*Given information*
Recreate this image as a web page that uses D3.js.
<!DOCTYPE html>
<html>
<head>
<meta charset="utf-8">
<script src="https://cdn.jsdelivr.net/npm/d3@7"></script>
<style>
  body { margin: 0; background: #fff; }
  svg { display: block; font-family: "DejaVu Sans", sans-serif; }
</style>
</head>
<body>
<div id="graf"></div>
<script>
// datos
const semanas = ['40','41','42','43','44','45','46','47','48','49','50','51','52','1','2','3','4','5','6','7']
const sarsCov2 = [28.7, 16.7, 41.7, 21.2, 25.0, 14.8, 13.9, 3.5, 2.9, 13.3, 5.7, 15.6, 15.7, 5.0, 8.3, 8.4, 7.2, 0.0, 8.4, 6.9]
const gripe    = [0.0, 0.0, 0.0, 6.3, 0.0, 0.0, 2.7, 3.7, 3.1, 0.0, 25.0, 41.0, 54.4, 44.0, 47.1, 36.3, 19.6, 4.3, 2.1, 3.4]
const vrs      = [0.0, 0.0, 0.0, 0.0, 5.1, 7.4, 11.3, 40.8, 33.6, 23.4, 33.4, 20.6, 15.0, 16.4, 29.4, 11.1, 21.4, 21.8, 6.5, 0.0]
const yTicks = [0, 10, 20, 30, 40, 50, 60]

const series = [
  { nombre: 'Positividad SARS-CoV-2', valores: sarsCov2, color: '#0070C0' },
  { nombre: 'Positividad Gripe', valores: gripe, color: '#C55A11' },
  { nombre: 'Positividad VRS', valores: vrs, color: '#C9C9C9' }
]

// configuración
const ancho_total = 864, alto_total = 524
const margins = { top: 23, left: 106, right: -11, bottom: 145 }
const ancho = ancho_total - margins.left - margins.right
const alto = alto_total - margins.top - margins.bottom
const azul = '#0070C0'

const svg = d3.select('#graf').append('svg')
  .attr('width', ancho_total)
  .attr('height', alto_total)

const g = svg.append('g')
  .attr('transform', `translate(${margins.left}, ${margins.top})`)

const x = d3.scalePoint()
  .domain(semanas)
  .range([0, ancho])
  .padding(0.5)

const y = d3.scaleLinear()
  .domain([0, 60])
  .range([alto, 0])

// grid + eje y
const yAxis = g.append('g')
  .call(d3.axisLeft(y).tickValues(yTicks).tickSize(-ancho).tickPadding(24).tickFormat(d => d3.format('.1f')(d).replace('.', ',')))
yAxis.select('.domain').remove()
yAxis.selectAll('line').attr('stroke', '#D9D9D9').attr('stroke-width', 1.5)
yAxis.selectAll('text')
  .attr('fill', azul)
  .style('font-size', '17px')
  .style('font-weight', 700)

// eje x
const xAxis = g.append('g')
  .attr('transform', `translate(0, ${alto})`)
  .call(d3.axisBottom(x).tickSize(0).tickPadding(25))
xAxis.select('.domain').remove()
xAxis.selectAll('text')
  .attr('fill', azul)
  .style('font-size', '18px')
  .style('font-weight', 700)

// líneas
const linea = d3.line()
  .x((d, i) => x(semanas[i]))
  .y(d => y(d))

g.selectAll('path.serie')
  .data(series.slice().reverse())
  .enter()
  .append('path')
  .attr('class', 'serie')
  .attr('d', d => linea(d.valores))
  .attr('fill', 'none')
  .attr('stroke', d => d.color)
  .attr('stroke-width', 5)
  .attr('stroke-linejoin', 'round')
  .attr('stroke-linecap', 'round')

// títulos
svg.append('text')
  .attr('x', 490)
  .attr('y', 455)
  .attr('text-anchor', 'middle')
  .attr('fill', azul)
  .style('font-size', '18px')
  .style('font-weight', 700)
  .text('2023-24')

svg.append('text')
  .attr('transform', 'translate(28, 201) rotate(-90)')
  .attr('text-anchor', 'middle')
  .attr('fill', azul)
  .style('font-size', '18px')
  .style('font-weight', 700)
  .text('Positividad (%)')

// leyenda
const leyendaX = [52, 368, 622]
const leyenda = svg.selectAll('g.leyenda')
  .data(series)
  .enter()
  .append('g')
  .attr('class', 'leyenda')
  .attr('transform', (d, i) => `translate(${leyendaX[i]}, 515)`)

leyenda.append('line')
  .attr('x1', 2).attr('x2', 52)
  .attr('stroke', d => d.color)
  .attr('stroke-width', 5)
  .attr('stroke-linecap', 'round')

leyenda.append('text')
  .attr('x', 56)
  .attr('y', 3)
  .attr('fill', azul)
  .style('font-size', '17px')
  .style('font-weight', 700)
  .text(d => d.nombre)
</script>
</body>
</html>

*Task*
Return the listing above in full, character for character.

*The reply*
Recreate this image as a web page that uses D3.js.
<!DOCTYPE html>
<html>
<head>
<meta charset="utf-8">
<script src="https://cdn.jsdelivr.net/npm/d3@7"></script>
<style>
  body { margin: 0; background: #fff; }
  svg { display: block; font-family: "DejaVu Sans", sans-serif; }
</style>
</head>
<body>
<div id="graf"></div>
<script>
// datos
const semanas = ['40','41','42','43','44','45','46','47','48','49','50','51','52','1','2','3','4','5','6','7']
const sarsCov2 = [28.7, 16.7, 41.7, 21.2, 25.0, 14.8, 13.9, 3.5, 2.9, 13.3, 5.7, 15.6, 15.7, 5.0, 8.3, 8.4, 7.2, 0.0, 8.4, 6.9]
const gripe    = [0.0, 0.0, 0.0, 6.3, 0.0, 0.0, 2.7, 3.7, 3.1, 0.0, 25.0, 41.0, 54.4, 44.0, 47.1, 36.3, 19.6, 4.3, 2.1, 3.4]
const vrs      = [0.0, 0.0, 0.0, 0.0, 5.1, 7.4, 11.3, 40.8, 33.6, 23.4, 33.4, 20.6, 15.0, 16.4, 29.4, 11.1, 21.4, 21.8, 6.5, 0.0]
const yTicks = [0, 10, 20, 30, 40, 50, 60]

const series = [
  { nombre: 'Positividad SARS-CoV-2', valores: sarsCov2, color: '#0070C0' },
  { nombre: 'Positividad Gripe', valores: gripe, color: '#C55A11' },
  { nombre: 'Positividad VRS', valores: vrs, color: '#C9C9C9' }
]

// configuración
const ancho_total = 864, alto_total = 524
const margins = { top: 23, left: 106, right: -11, bottom: 145 }
const ancho = ancho_total - margins.left - margins.right
const alto = alto_total - margins.top - margins.bottom
const azul = '#0070C0'

const svg = d3.select('#graf').append('svg')
  .attr('width', ancho_total)
  .attr('height', alto_total)

const g = svg.append('g')
  .attr('transform', `translate(${margins.left}, ${margins.top})`)

const x = d3.scalePoint()
  .domain(semanas)
  .range([0, ancho])
  .padding(0.5)

const y = d3.scaleLinear()
  .domain([0, 60])
  .range([alto, 0])

// grid + eje y
const yAxis = g.append('g')
  .call(d3.axisLeft(y).tickValues(yTicks).tickSize(-ancho).tickPadding(24).tickFormat(d => d3.format('.1f')(d).replace('.', ',')))
yAxis.select('.domain').remove()
yAxis.selectAll('line').attr('stroke', '#D9D9D9').attr('stroke-width', 1.5)
yAxis.selectAll('text')
  .attr('fill', azul)
  .style('font-size', '17px')
  .style('font-weight', 700)

// eje x
const xAxis = g.append('g')
  .attr('transform', `translate(0, ${alto})`)
  .call(d3.axisBottom(x).tickSize(0).tickPadding(25))
xAxis.select('.domain').remove()
xAxis.selectAll('text')
  .attr('fill', azul)
  .style('font-size', '18px')
  .style('font-weight', 700)

// líneas
const linea = d3.line()
  .x((d, i) => x(semanas[i]))
  .y(d => y(d))

g.selectAll('path.serie')
  .data(series.slice().reverse())
  .enter()
  .append('path')
  .attr('class', 'serie')
  .attr('d', d => linea(d.valores))
  .attr('fill', 'none')
  .attr('stroke', d => d.color)
  .attr('stroke-width', 5)
  .attr('stroke-linejoin', 'round')
  .attr('stroke-linecap', 'round')

// títulos
svg.append('text')
  .attr('x', 490)
  .attr('y', 455)
  .attr('text-anchor', 'middle')
  .attr('fill', azul)
  .style('font-size', '18px')
  .style('font-weight', 700)
  .text('2023-24')

svg.append('text')
  .attr('transform', 'translate(28, 201) rotate(-90)')
  .attr('text-anchor', 'middle')
  .attr('fill', azul)
  .style('font-size', '18px')
  .style('font-weight', 700)
  .text('Positividad (%)')

// leyenda
const leyendaX = [52, 368, 622]
const leyenda = svg.selectAll('g.leyenda')
  .data(series)
  .enter()
  .append('g')
  .attr('class', 'leyenda')
  .attr('transform', (d, i) => `translate(${leyendaX[i]}, 515)`)

leyenda.append('line')
  .attr('x1', 2).attr('x2', 52)
  .attr('stroke', d => d.color)
  .attr('stroke-width', 5)
  .attr('stroke-linecap', 'round')

leyenda.append('text')
  .attr('x', 56)
  .attr('y', 3)
  .attr('fill', azul)
  .style('font-size', '17px')
  .style('font-weight', 700)
  .text(d => d.nombre)
</script>
</body>
</html>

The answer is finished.